From the listing below, pull out all lines with "drawn" in them.

**Given material**
>> START
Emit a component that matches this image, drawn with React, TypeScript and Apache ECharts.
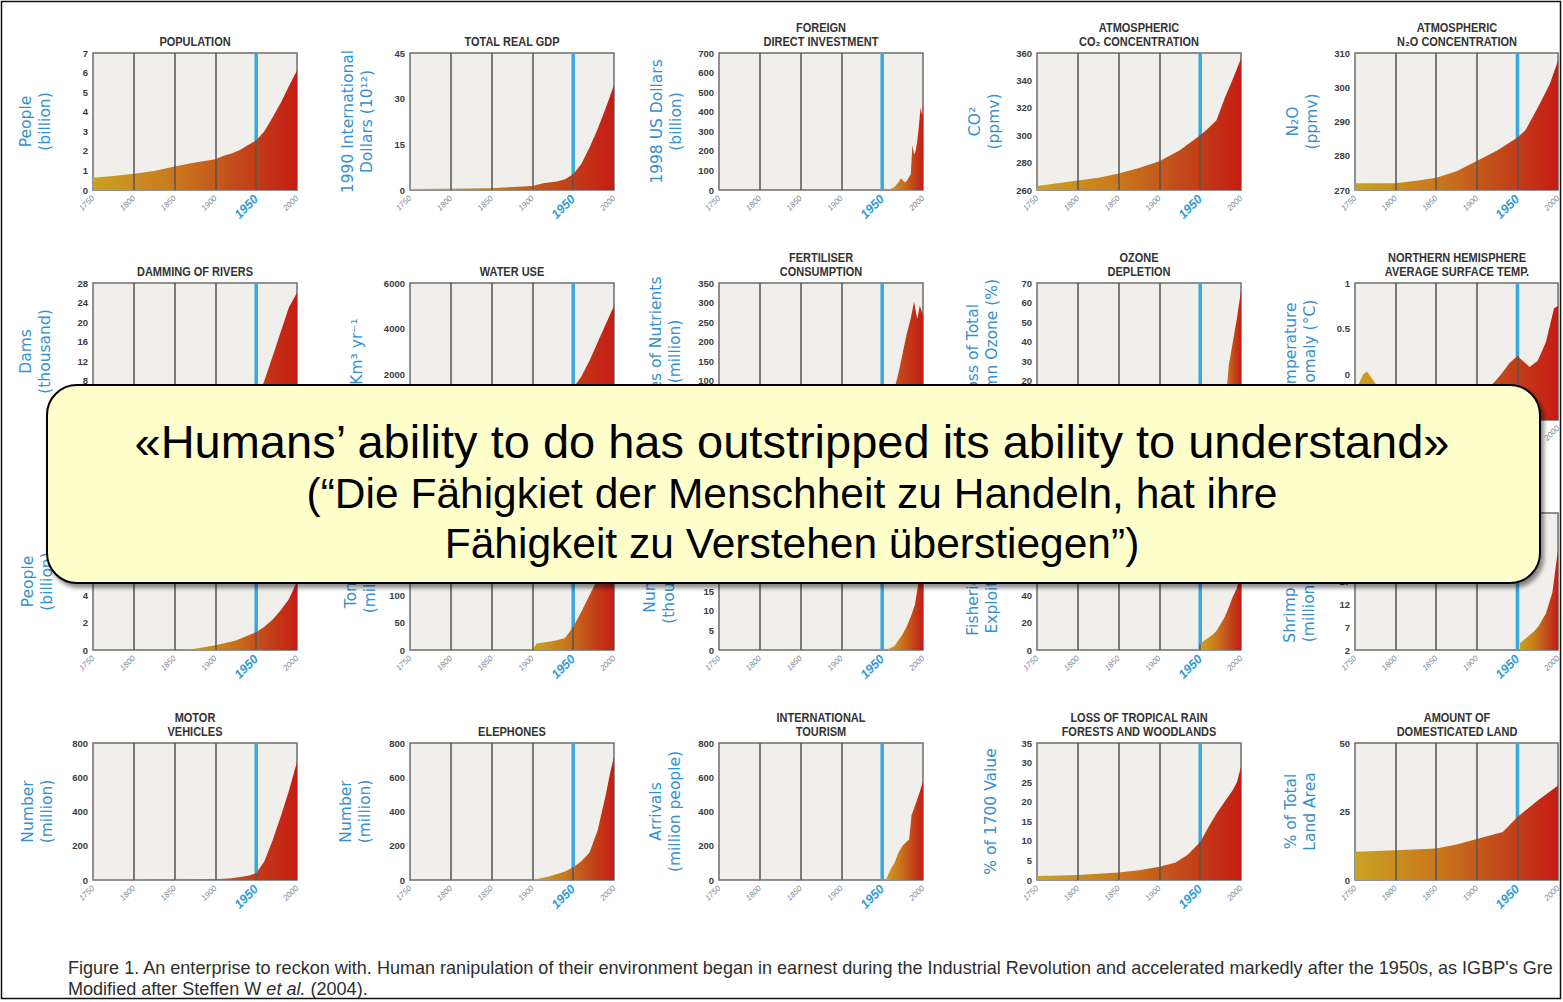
import React, { useEffect, useRef } from "react";
import * as echarts from "echarts";

// ---------- data ----------
const populationYears = [1750, 1775, 1800, 1825, 1850, 1875, 1900, 1910, 1920, 1930, 1940, 1950, 1960, 1970, 1980, 1990, 2000];
const populationValues = [0.62, 0.72, 0.83, 0.97, 1.2, 1.4, 1.57, 1.75, 1.86, 2.05, 2.3, 2.53, 3.0, 3.7, 4.45, 5.3, 6.1];

const gdpYears = [1750, 1800, 1850, 1870, 1900, 1913, 1930, 1940, 1950, 1960, 1970, 1980, 1990, 2000];
const gdpValues = [0.3, 0.4, 0.6, 0.9, 1.3, 2.2, 2.8, 3.5, 5.2, 8.5, 14, 20, 27, 34.5];

const fdiYears = [1955, 1960, 1965, 1970, 1973, 1976, 1979, 1982, 1985, 1987, 1989, 1991, 1993, 1995, 1997, 1999, 2000];
const fdiValues = [0, 5, 15, 40, 60, 45, 40, 60, 80, 230, 180, 200, 250, 330, 420, 380, 440];

const co2Years = [1750, 1775, 1800, 1825, 1850, 1875, 1900, 1925, 1950, 1960, 1970, 1980, 1990, 2000];
const co2Values = [263, 265, 267, 269, 272, 276, 281, 289, 300, 305, 311, 327, 341, 356];

const n2oYears = [1750, 1800, 1825, 1850, 1875, 1900, 1925, 1950, 1960, 1975, 1990, 2000];
const n2oValues = [272, 272, 272.7, 273.6, 275.5, 278.5, 281.5, 285.3, 287.5, 294, 301, 307.8];

const damsYears = [1750, 1850, 1900, 1930, 1950, 1960, 1970, 1980, 1990, 2000];
const damsValues = [0, 0.1, 0.5, 1.5, 4, 8, 13, 18, 23, 26];

const waterYears = [1750, 1800, 1850, 1900, 1925, 1950, 1960, 1970, 1980, 1990, 2000];
const waterValues = [100, 150, 250, 500, 850, 1400, 1900, 2600, 3400, 4200, 5000];

const fertiliserYears = [1900, 1920, 1940, 1950, 1955, 1960, 1965, 1970, 1975, 1980, 1985, 1989, 1991, 1993, 1996, 2000];
const fertiliserValues = [0, 2, 5, 14, 20, 30, 80, 120, 170, 220, 260, 302, 280, 258, 292, 268];

const ozoneYears = [1970, 1975, 1980, 1983, 1985, 1990, 1995, 2000];
const ozoneValues = [0, 0, 5, 18, 28, 40, 52, 66];

const tempYears = [1750, 1760, 1765, 1775, 1800, 1825, 1850, 1875, 1900, 1920, 1930, 1940, 1950, 1960, 1965, 1975, 1985, 1995, 2000];
const tempValues = [-0.2, 0.0, 0.03, -0.1, -0.25, -0.3, -0.2, -0.25, -0.2, -0.1, 0.0, 0.12, 0.2, 0.12, 0.08, 0.15, 0.35, 0.72, 0.75];

const urbanYears = [1860, 1875, 1900, 1925, 1950, 1960, 1970, 1980, 1990, 2000];
const urbanValues = [0, 0.1, 0.35, 0.7, 1.3, 1.7, 2.2, 2.9, 3.7, 5.0];

const paperYears = [1900, 1905, 1920, 1930, 1940, 1950, 1960, 1970, 1980, 1990, 2000];
const paperValues = [0, 12, 15, 18, 22, 42, 70, 100, 130, 180, 230];

const restaurantYears = [1955, 1960, 1965, 1970, 1975, 1980, 1985, 1990, 1995, 2000];
const restaurantValues = [0, 0.5, 1, 2.5, 4, 6, 8.5, 11.5, 18, 28];

const fisheriesYears = [1950, 1955, 1960, 1965, 1970, 1975, 1980, 1985, 1990, 1995, 2000];
const fisheriesValues = [4, 7, 9, 11, 14, 19, 24, 31, 39, 45, 58];

const shrimpYears = [1953, 1960, 1970, 1976, 1985, 1993, 1997, 2000];
const shrimpValues = [3.5, 4.5, 6, 7.2, 10, 14.6, 20, 24];

const motorYears = [1750, 1800, 1850, 1900, 1920, 1930, 1940, 1950, 1960, 1970, 1980, 1990, 2000];
const motorValues = [2, 3, 4, 5, 10, 18, 25, 40, 110, 230, 370, 520, 690];

const phoneYears = [1900, 1910, 1920, 1930, 1940, 1950, 1960, 1970, 1980, 1990, 1995, 2000];
const phoneValues = [2, 10, 20, 35, 50, 75, 110, 160, 290, 500, 620, 720];

const tourismYears = [1952, 1955, 1960, 1965, 1970, 1975, 1980, 1983, 1986, 1990, 1995, 2000];
const tourismValues = [0, 5, 60, 100, 160, 200, 225, 235, 380, 430, 500, 575];

const forestYears = [1750, 1800, 1850, 1875, 1900, 1920, 1935, 1950, 1960, 1970, 1980, 1990, 1995, 2000];
const forestValues = [1.0, 1.3, 1.9, 2.5, 3.4, 4.5, 6.5, 9.7, 13.5, 17, 20, 23, 25, 29];

const landYears = [1750, 1800, 1850, 1875, 1900, 1932, 1950, 1975, 2000];
const landValues = [10.3, 10.9, 11.5, 13, 15, 17.5, 23, 29, 34.5];

const panelTitles = [
  "POPULATION", "TOTAL REAL GDP", "FOREIGN\nDIRECT INVESTMENT", "ATMOSPHERIC\nCO₂ CONCENTRATION", "ATMOSPHERIC\nN₂O CONCENTRATION",
  "DAMMING OF RIVERS", "WATER USE", "FERTILISER\nCONSUMPTION", "OZONE\nDEPLETION", "NORTHERN HEMISPHERE\nAVERAGE SURFACE TEMP.",
  "URBAN POPULATION", "PAPER CONSUMPTION", "McDONALD'S\nRESTAURANTS", "FULLY EXPLOITED\nFISHERIES", "SHRIMP FARMING",
  "MOTOR\nVEHICLES", "ELEPHONES", "INTERNATIONAL\nTOURISM", "LOSS OF TROPICAL RAIN\nFORESTS AND WOODLANDS", "AMOUNT OF\nDOMESTICATED LAND",
];

const axisNames = [
  "People\n(billion)", "1990 International\nDollars (10¹²)", "1998 US Dollars\n(billion)", "CO²\n(ppmv)", "N₂O\n(ppmv)",
  "Dams\n(thousand)", "Km³ yr⁻¹", "Tonnes of Nutrients\n(million)", "Loss of Total\nColumn Ozone (%)", "Temperature\nAnomaly (°C)",
  "People\n(billion)", "Tonnes\n(million)", "Number\n(thousand)", "Fisheries Fully\nExploited (%)", "Shrimp Farming\n(million tonnes)",
  "Number\n(million)", "Number\n(million)", "Arrivals\n(million people)", "% of 1700 Value", "% of Total\nLand Area",
];

const yMins = [0, 0, 0, 260, 270, 0, 0, 0, 0, -0.5, 0, 0, 0, 0, 2, 0, 0, 0, 0, 0];
const yMaxs = [7, 45, 700, 360, 310, 28, 6000, 350, 70, 1, 10, 250, 35, 100, 32, 800, 800, 800, 35, 50];
const yIntervals = [1, 15, 100, 20, 10, 4, 2000, 50, 10, 0.5, 2, 50, 5, 20, 5, 200, 200, 200, 5, 25];

const calloutLines = [
  "«Humans’ ability to do has outstripped its ability to understand»",
  "(“Die Fähigkiet der Menschheit zu Handeln, hat ihre",
  "Fähigkeit zu Verstehen überstiegen”)",
];
const captionLine1 =
  "Figure 1. An enterprise to reckon with. Human ranipulation of their environment began in earnest during the Industrial Revolution and accelerated markedly after the 1950s, as IGBP's Gre";
const captionLine2 = ["Modified after Steffen W ", "et al.", " (2004)."];

const seriesYears = [
  populationYears, gdpYears, fdiYears, co2Years, n2oYears,
  damsYears, waterYears, fertiliserYears, ozoneYears, tempYears,
  urbanYears, paperYears, restaurantYears, fisheriesYears, shrimpYears,
  motorYears, phoneYears, tourismYears, forestYears, landYears,
];
const seriesValues = [
  populationValues, gdpValues, fdiValues, co2Values, n2oValues,
  damsValues, waterValues, fertiliserValues, ozoneValues, tempValues,
  urbanValues, paperValues, restaurantValues, fisheriesValues, shrimpValues,
  motorValues, phoneValues, tourismValues, forestValues, landValues,
];

// ---------- layout ----------
const colLefts = [93, 410, 719, 1037, 1355];
const rowTops = [53, 283, 513, 743];
const plotW = 204;
const plotH = 137;
const nameCenters = [58, 53, 53, 53, 53, 58, 53, 54, 55, 55, 56, 50, 60, 55, 56, 56, 55, 54, 46, 55];
const BOX = { x: 47, y: 385, w: 1493, h: 198 };

const SANS = '"Liberation Sans", Arial, sans-serif';
const VERDANA = '"DejaVu Sans", Verdana, sans-serif';

function valueAt(xs: number[], ys: number[], x: number): number {
  if (x < xs[0] || x > xs[xs.length - 1]) return NaN;
  for (let i = 1; i < xs.length; i++) {
    if (x <= xs[i]) {
      const t = (x - xs[i - 1]) / (xs[i] - xs[i - 1]);
      return ys[i - 1] + t * (ys[i] - ys[i - 1]);
    }
  }
  return ys[0];
}

function measure(text: string, font: string): number {
  const ctx = document.createElement("canvas").getContext("2d");
  if (!ctx) return text.length * 8;
  ctx.font = font;
  return ctx.measureText(text).width;
}

function underBox(px: number, py: number): boolean {
  return px > BOX.x && px < BOX.x + BOX.w && py > BOX.y + 2 && py < BOX.y + BOX.h - 2;
}

export default function App() {
  const ref = useRef<HTMLDivElement>(null);

  useEffect(() => {
    const chart = echarts.init(ref.current!, null, { renderer: "svg" });
    const grid: any[] = [];
    const xAxis: any[] = [];
    const yAxis: any[] = [];
    const series: any[] = [];
    const graphic: any[] = [];

    panelTitles.forEach((title, i) => {
      const r = Math.floor(i / 5);
      const c = i % 5;
      const left = colLefts[c];
      const top = rowTops[r];
      const yMin = yMins[i];
      const yMax = yMaxs[i];
      const xs = seriesYears[i];
      const ys = seriesValues[i];
      const nameLines = axisNames[i].split("\n").length;

      grid.push({
        left, top, width: plotW, height: plotH, show: true,
        backgroundColor: "#f1efeb", borderColor: "#6e6e6e", borderWidth: 1.5,
      });
      xAxis.push({
        gridIndex: i, type: "value", min: 1750, max: 2000, interval: 50,
        axisLine: { show: false }, axisTick: { show: false }, splitLine: { show: false },
        axisLabel: {
          rotate: 45, margin: 7,
          formatter: (v: number) => {
            const px = left + (plotW * (v - 1750)) / 250;
            if (underBox(px - 8, top + plotH + 14)) return "";
            return v === 1950 ? "{b|1950}" : "{a|" + v + "}";
          },
          rich: {
            a: { fontSize: 8, color: "#7d8893", fontStyle: "italic", fontFamily: SANS },
            b: { fontSize: 12.5, color: "#2f9bd9", fontWeight: "bold", fontStyle: "italic", fontFamily: SANS },
          },
        },
      });
      yAxis.push({
        gridIndex: i, type: "value", min: yMin, max: yMax, interval: yIntervals[i],
        axisLine: { show: false }, axisTick: { show: false }, splitLine: { show: false },
        axisLabel: {
          fontSize: 9.5, fontWeight: "bold", color: "#3c3c3c", margin: 5, fontFamily: SANS,
          formatter: (v: number) => {
            const py = top + plotH * (1 - (v - yMin) / (yMax - yMin));
            if (underBox(left - 10, py)) return "";
            return String(v);
          },
        },
        name: axisNames[i], nameLocation: "middle", nameRotate: 90,
        nameGap: nameCenters[i] - (nameLines * 19) / 2,
        nameTextStyle: { color: "#3590cf", fontSize: 15.5, lineHeight: 19, fontFamily: VERDANA, align: "center" },
      });

      // blue 1950 marker line (drawn below the area)
      series.push({
        type: "line", xAxisIndex: i, yAxisIndex: i, silent: true, z: 1,
        symbol: "none", data: [[1950, yMin], [1950, yMax]],
        lineStyle: { color: "#36a8df", width: 3.5 },
      });

      const v1950 = valueAt(xs, ys, 1950);
      const markData: any[] = [{ xAxis: 1800 }, { xAxis: 1850 }, { xAxis: 1900 }];
      if (!isNaN(v1950) && v1950 > yMin) {
        markData.push([{ coord: [1950, yMin] }, { coord: [1950, v1950] }]);
      }

      series.push({
        type: "line", xAxisIndex: i, yAxisIndex: i, silent: true, z: 2,
        symbol: "none", showSymbol: false,
        data: xs.map((x, k) => [x, ys[k]]),
        lineStyle: { width: 0, color: "#c32a18" },
        areaStyle: {
          origin: "start", opacity: 1,
          color: new echarts.graphic.LinearGradient(0, 0, 1, 0, [
            { offset: 0, color: "#caa222" },
            { offset: 0.4, color: "#c9781c" },
            { offset: 0.72, color: "#c2481a" },
            { offset: 1, color: "#c51d14" },
          ]),
        },
        markLine: {
          silent: true, symbol: ["none", "none"], label: { show: false },
          lineStyle: { color: "#555555", width: 1.5, type: "solid" },
          data: markData,
        },
      });

      if (!underBox(left + plotW / 2, top - 12)) {
        graphic.push({
          type: "text", x: left + plotW / 2, y: top - 5, z: 10, scaleX: 0.88,
          style: {
            text: title, fill: "#333333", fontSize: 12.5, fontWeight: "bold", fontFamily: SANS,
            align: "center", verticalAlign: "bottom", lineHeight: 14,
          },
        });
      }
    });

    // callout box
    graphic.push({
      type: "rect", z: 100,
      shape: { x: BOX.x, y: BOX.y, width: BOX.w, height: BOX.h, r: 30 },
      style: {
        fill: "#ffffcc", stroke: "#000000", lineWidth: 2,
        shadowBlur: 4, shadowOffsetX: 3, shadowOffsetY: 4, shadowColor: "rgba(0,0,0,0.45)",
      },
    });
    const calloutSizes = [47, 42.5, 42.5];
    const calloutYs = [441, 493, 543];
    calloutLines.forEach((t, k) => {
      graphic.push({
        type: "text", z: 101, x: 792, y: calloutYs[k],
        style: {
          text: t, fill: "#000000", fontSize: calloutSizes[k], fontFamily: SANS,
          align: "center", verticalAlign: "middle",
        },
      });
    });

    // caption (condensed to the reference's width)
    const capSize = 18;
    const capW = measure(captionLine1, `${capSize}px "Liberation Sans"`);
    const capScale = capW > 0 ? 1486 / capW : 0.85;
    graphic.push({
      type: "text", z: 50, x: 68, y: 968, scaleX: capScale,
      style: {
        text: captionLine1, fill: "#2e2e2e", fontSize: capSize, fontFamily: SANS,
        align: "left", verticalAlign: "middle",
      },
    });
    graphic.push({
      type: "text", z: 50, x: 68, y: 989, scaleX: capScale,
      style: {
        text: "{n|" + captionLine2[0] + "}{i|" + captionLine2[1] + "}{n|" + captionLine2[2] + "}",
        fill: "#2e2e2e", fontSize: capSize, fontFamily: SANS, align: "left", verticalAlign: "middle",
        rich: {
          n: { fontSize: capSize, fontFamily: SANS, fill: "#2e2e2e" },
          i: { fontSize: capSize, fontFamily: SANS, fontStyle: "italic", fill: "#2e2e2e" },
        },
      },
    });

    // outer frame
    graphic.push({
      type: "rect", z: 200,
      shape: { x: 1.5, y: 1.5, width: 1559, height: 997 },
      style: { fill: "none", stroke: "#111111", lineWidth: 1.5 },
    });

    chart.setOption({
      animation: false,
      backgroundColor: "#ffffff",
      textStyle: { fontFamily: SANS },
      grid, xAxis, yAxis, series, graphic,
    });

    return () => chart.dispose();
  }, []);

  return (
    <div
      ref={ref}
      style={{ position: "absolute", left: 0, top: 0, width: 1563, height: 1002, background: "#ffffff" }}
    />
  );
}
>> END
**The reply**
Emit a component that matches this image, drawn with React, TypeScript and Apache ECharts.
      // blue 1950 marker line (drawn below the area)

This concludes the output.